As the trial nears its end, prosecutors have argued there is more than enough damning evidence against Knox and blamed the media for portraying her as a victim of a botched justice system.
Comodi focused her attack on Saturday on the credibility of the experts behind the review. She said they were unwilling to embrace new technologies and had little field experience.
"Would you entrust the marriage of your only daughter to a cook who knew all the recipes by heart but has never cooked?" Comodi asked the panel of lay and professional judges.
She then tried meticulously to tear the report apart, including its conclusion that traces of Sollecito's DNA found on Kercher's bra clasp could have been due to contamination.
If contamination had occurred, DNA belonging to others would also have been found on the clasp, Comodi argued.
A claim that Sollecito's DNA could have made its way on to the clasp because it was on Knox's underwear that was washed together with Kercher's bra seemed highly improbable given the laundry was washed at a high temperature, she argued.
Pulling out a white bra from her bag, Comodi said Sollecito's DNA ended up on the clasp when he pulled one end of Kercher's bra strap and cut off the bra with his other hand.

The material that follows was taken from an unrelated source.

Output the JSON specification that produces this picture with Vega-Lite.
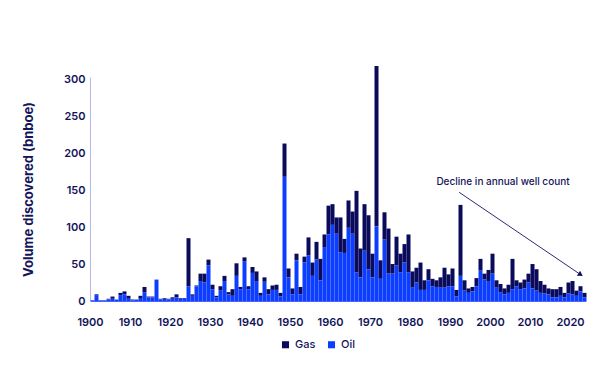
{
  "$schema": "https://vega.github.io/schema/vega-lite/v6.json",
  "width": 496,
  "height": 224,
  "autosize": {"type": "none"},
  "padding": {"left": 90, "top": 77, "right": 14, "bottom": 79},
  "background": "white",
  "config": {
    "view": {"stroke": null},
    "font": "Inter",
    "axisX": {
      "ticks": false, "grid": false, "labelPadding": 15, "labelFlush": false,
      "domainColor": "#4d63ff", "domainWidth": 1,
      "labelColor": "#14145a", "labelFontSize": 11, "labelFontWeight": 600
    },
    "axisY": {
      "ticks": false, "grid": false, "labelPadding": 5,
      "domainColor": "#b8b8e6",
      "labelColor": "#14145a", "labelFontSize": 11, "labelFontWeight": 600,
      "titleFontSize": 13, "titleFontWeight": "bold", "titleColor": "#14145a",
      "titleX": -62, "titleY": 112, "titleAlign": "center", "titleBaseline": "middle", "titleAngle": -90
    }
  },
  "datasets": {
    "vol": [
      {"year":1900,"Oil":1,"Gas":0},{"year":1901,"Oil":8,"Gas":1},{"year":1902,"Oil":1,"Gas":0},{"year":1903,"Oil":1,"Gas":0},
      {"year":1904,"Oil":2,"Gas":1},{"year":1905,"Oil":3,"Gas":3},{"year":1906,"Oil":2,"Gas":0},{"year":1907,"Oil":8,"Gas":3},
      {"year":1908,"Oil":9,"Gas":4},{"year":1909,"Oil":3,"Gas":4},{"year":1910,"Oil":1,"Gas":1},{"year":1911,"Oil":2,"Gas":0},
      {"year":1912,"Oil":3,"Gas":4},{"year":1913,"Oil":12,"Gas":7},{"year":1914,"Oil":5,"Gas":1},{"year":1915,"Oil":5,"Gas":1},
      {"year":1916,"Oil":29,"Gas":0},{"year":1917,"Oil":2,"Gas":1},{"year":1918,"Oil":3,"Gas":1},{"year":1919,"Oil":2,"Gas":1},
      {"year":1920,"Oil":3,"Gas":2},{"year":1921,"Oil":5,"Gas":4},{"year":1922,"Oil":3,"Gas":1},{"year":1923,"Oil":4,"Gas":0},
      {"year":1924,"Oil":20,"Gas":65},{"year":1925,"Oil":7,"Gas":2},{"year":1926,"Oil":20,"Gas":1},{"year":1927,"Oil":27,"Gas":10},
      {"year":1928,"Oil":25,"Gas":12},{"year":1929,"Oil":48,"Gas":8},{"year":1930,"Oil":16,"Gas":6},{"year":1931,"Oil":5,"Gas":2},
      {"year":1932,"Oil":14,"Gas":6},{"year":1933,"Oil":27,"Gas":7},{"year":1934,"Oil":9,"Gas":3},{"year":1935,"Oil":7,"Gas":9},
      {"year":1936,"Oil":34,"Gas":17},{"year":1937,"Oil":16,"Gas":3},{"year":1938,"Oil":54,"Gas":5},{"year":1939,"Oil":16,"Gas":4},
      {"year":1940,"Oil":38,"Gas":8},{"year":1941,"Oil":27,"Gas":13},{"year":1942,"Oil":7,"Gas":4},{"year":1943,"Oil":26,"Gas":6},
      {"year":1944,"Oil":9,"Gas":7},{"year":1945,"Oil":15,"Gas":6},{"year":1946,"Oil":15,"Gas":7},{"year":1947,"Oil":6,"Gas":5},
      {"year":1948,"Oil":168,"Gas":45},{"year":1949,"Oil":32,"Gas":12},{"year":1950,"Oil":9,"Gas":8},{"year":1951,"Oil":55,"Gas":9},
      {"year":1952,"Oil":9,"Gas":10},{"year":1953,"Oil":52,"Gas":8},{"year":1954,"Oil":62,"Gas":24},{"year":1955,"Oil":34,"Gas":18},
      {"year":1956,"Oil":56,"Gas":24},{"year":1957,"Oil":28,"Gas":29},{"year":1958,"Oil":73,"Gas":17},{"year":1959,"Oil":90,"Gas":39},
      {"year":1960,"Oil":103,"Gas":28},{"year":1961,"Oil":91,"Gas":22},{"year":1962,"Oil":66,"Gas":47},{"year":1963,"Oil":65,"Gas":19},
      {"year":1964,"Oil":99,"Gas":37},{"year":1965,"Oil":91,"Gas":30},{"year":1966,"Oil":39,"Gas":110},{"year":1967,"Oil":32,"Gas":39},
      {"year":1968,"Oil":68,"Gas":63},{"year":1969,"Oil":43,"Gas":73},{"year":1970,"Oil":32,"Gas":32},{"year":1971,"Oil":101,"Gas":217},
      {"year":1972,"Oil":30,"Gas":25},{"year":1973,"Oil":83,"Gas":37},{"year":1974,"Oil":37,"Gas":61},{"year":1975,"Oil":37,"Gas":13},
      {"year":1976,"Oil":48,"Gas":39},{"year":1977,"Oil":39,"Gas":25},{"year":1978,"Oil":52,"Gas":25},{"year":1979,"Oil":39,"Gas":51},
      {"year":1980,"Oil":18,"Gas":22},{"year":1981,"Oil":25,"Gas":20},{"year":1982,"Oil":15,"Gas":37},{"year":1983,"Oil":15,"Gas":13},
      {"year":1984,"Oil":28,"Gas":15},{"year":1985,"Oil":20,"Gas":10},{"year":1986,"Oil":19,"Gas":9},{"year":1987,"Oil":18,"Gas":14},
      {"year":1988,"Oil":18,"Gas":27},{"year":1989,"Oil":20,"Gas":16},{"year":1990,"Oil":20,"Gas":24},{"year":1991,"Oil":6,"Gas":9},
      {"year":1992,"Oil":34,"Gas":96},{"year":1993,"Oil":14,"Gas":14},{"year":1994,"Oil":11,"Gas":6},{"year":1995,"Oil":13,"Gas":6},
      {"year":1996,"Oil":20,"Gas":11},{"year":1997,"Oil":41,"Gas":16},{"year":1998,"Oil":29,"Gas":8},{"year":1999,"Oil":27,"Gas":15},
      {"year":2000,"Oil":37,"Gas":27},{"year":2001,"Oil":18,"Gas":10},{"year":2002,"Oil":12,"Gas":11},{"year":2003,"Oil":9,"Gas":8},
      {"year":2004,"Oil":11,"Gas":11},{"year":2005,"Oil":16,"Gas":41},{"year":2006,"Oil":20,"Gas":8},{"year":2007,"Oil":16,"Gas":9},
      {"year":2008,"Oil":17,"Gas":12},{"year":2009,"Oil":25,"Gas":12},{"year":2010,"Oil":17,"Gas":33},{"year":2011,"Oil":14,"Gas":29},
      {"year":2012,"Oil":11,"Gas":16},{"year":2013,"Oil":10,"Gas":12},{"year":2014,"Oil":9,"Gas":8},{"year":2015,"Oil":5,"Gas":11},
      {"year":2016,"Oil":5,"Gas":11},{"year":2017,"Oil":7,"Gas":12},{"year":2018,"Oil":5,"Gas":6},{"year":2019,"Oil":10,"Gas":15},
      {"year":2020,"Oil":9,"Gas":18},{"year":2021,"Oil":7,"Gas":7},{"year":2022,"Oil":13,"Gas":7},{"year":2023,"Oil":5,"Gas":6}
    ],
    "note": [
      {"year": 2003.25, "value": 161, "label": "Decline in annual well count"}
    ],
    "arrow": [
      {"year": 1992.3, "value": 147, "year2": 2022.65, "value2": 35.7}
    ]
  },
  "layer": [
    {
      "data": {"name": "vol"},
      "transform": [{"fold": ["Gas", "Oil"], "as": ["type", "value"]}],
      "mark": {"type": "bar", "binSpacing": 0, "clip": false},
      "encoding": {
        "x": {
          "field": "year", "type": "quantitative",
          "bin": {"step": 1, "extent": [1900, 2024]},
          "scale": {"domain": [1900, 2024], "nice": false, "zero": false},
          "title": null,
          "axis": {"values": [1900,1910,1920,1930,1940,1950,1960,1970,1980,1990,2000,2010,2020], "format": "d", "title": null}
        },
        "y": {
          "field": "value", "type": "quantitative", "aggregate": "sum", "stack": "zero",
          "scale": {"domain": [0, 303], "nice": false},
          "title": "Volume discovered (bnboe)",
          "axis": {"values": [0,50,100,150,200,250,300], "title": "Volume discovered (bnboe)"}
        },
        "color": {
          "field": "type", "type": "nominal",
          "scale": {"domain": ["Gas", "Oil"], "range": ["#0b0b5c", "#0d3dff"]},
          "legend": {
            "title": null, "orient": "none", "direction": "horizontal",
            "legendX": 190, "legendY": 262,
            "symbolType": "square", "symbolSize": 50, "symbolStrokeWidth": 0,
            "labelFontSize": 11, "labelColor": "#14145a", "labelFontWeight": 500,
            "labelOffset": 4, "columnPadding": 10, "padding": 0
          }
        },
        "order": {"field": "type", "sort": "descending"}
      }
    },
    {
      "data": {"name": "arrow"},
      "mark": {"type": "rule", "color": "#2b2b75", "strokeWidth": 1},
      "encoding": {
        "x": {"field": "year", "type": "quantitative", "scale": {"domain": [1900, 2024], "nice": false, "zero": false}, "title": null,
              "axis": {"values": [1900,1910,1920,1930,1940,1950,1960,1970,1980,1990,2000,2010,2020], "format": "d", "title": null}},
        "y": {"field": "value", "type": "quantitative", "scale": {"domain": [0, 303], "nice": false}, "title": "Volume discovered (bnboe)",
              "axis": {"values": [0,50,100,150,200,250,300], "title": "Volume discovered (bnboe)"}},
        "x2": {"field": "year2"},
        "y2": {"field": "value2"}
      }
    },
    {
      "data": {"name": "arrow"},
      "mark": {"type": "point", "shape": "triangle-right", "filled": true, "color": "#14145a", "size": 35, "angle": 34, "opacity": 1},
      "encoding": {
        "x": {"field": "year2", "type": "quantitative", "scale": {"domain": [1900, 2024], "nice": false, "zero": false}, "title": null,
              "axis": {"values": [1900,1910,1920,1930,1940,1950,1960,1970,1980,1990,2000,2010,2020], "format": "d", "title": null}},
        "y": {"field": "value2", "type": "quantitative", "scale": {"domain": [0, 303], "nice": false}, "title": "Volume discovered (bnboe)",
              "axis": {"values": [0,50,100,150,200,250,300], "title": "Volume discovered (bnboe)"}}
      }
    },
    {
      "data": {"name": "note"},
      "mark": {"type": "text", "align": "center", "baseline": "middle", "fontSize": 10, "fontWeight": 500, "color": "#14145a"},
      "encoding": {
        "x": {"field": "year", "type": "quantitative", "scale": {"domain": [1900, 2024], "nice": false, "zero": false}, "title": null,
              "axis": {"values": [1900,1910,1920,1930,1940,1950,1960,1970,1980,1990,2000,2010,2020], "format": "d", "title": null}},
        "y": {"field": "value", "type": "quantitative", "scale": {"domain": [0, 303], "nice": false}, "title": "Volume discovered (bnboe)",
              "axis": {"values": [0,50,100,150,200,250,300], "title": "Volume discovered (bnboe)"}},
        "text": {"field": "label"}
      }
    }
  ]
}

She also attacked the review's contention that traces of starch found on the knife identified as the murder weapon suggested it had not been washed, which in turn meant that it could not have been used to murder Kercher.
Comodi, however, argued that the knife was "spotlessly clean" and that the traces of starch stemmed not from cutting potatoes or bread but from talc in gloves used by police.
Her hair in a pony tail, Knox -- flanked by her lawyers and a prison official -- listened without displaying emotion during the prosecution's arguments. An equally impassive Sollecito sat a few places away in the courtroom.
The court is expected to hear on Monday from lawyers for Kercher's family and Patrick Lumumba, a Congolese bar owner Knox had accused of committing the murder.
A verdict in the appeals trial is expected after concluding arguments from the defense at the end of next week, nearly four years after the murder stunned Italy.
Rudy Guede, an Ivorian drifter with a criminal record, is also serving time for taking part in Kercher's murder.
All three found guilty have maintained their innocence.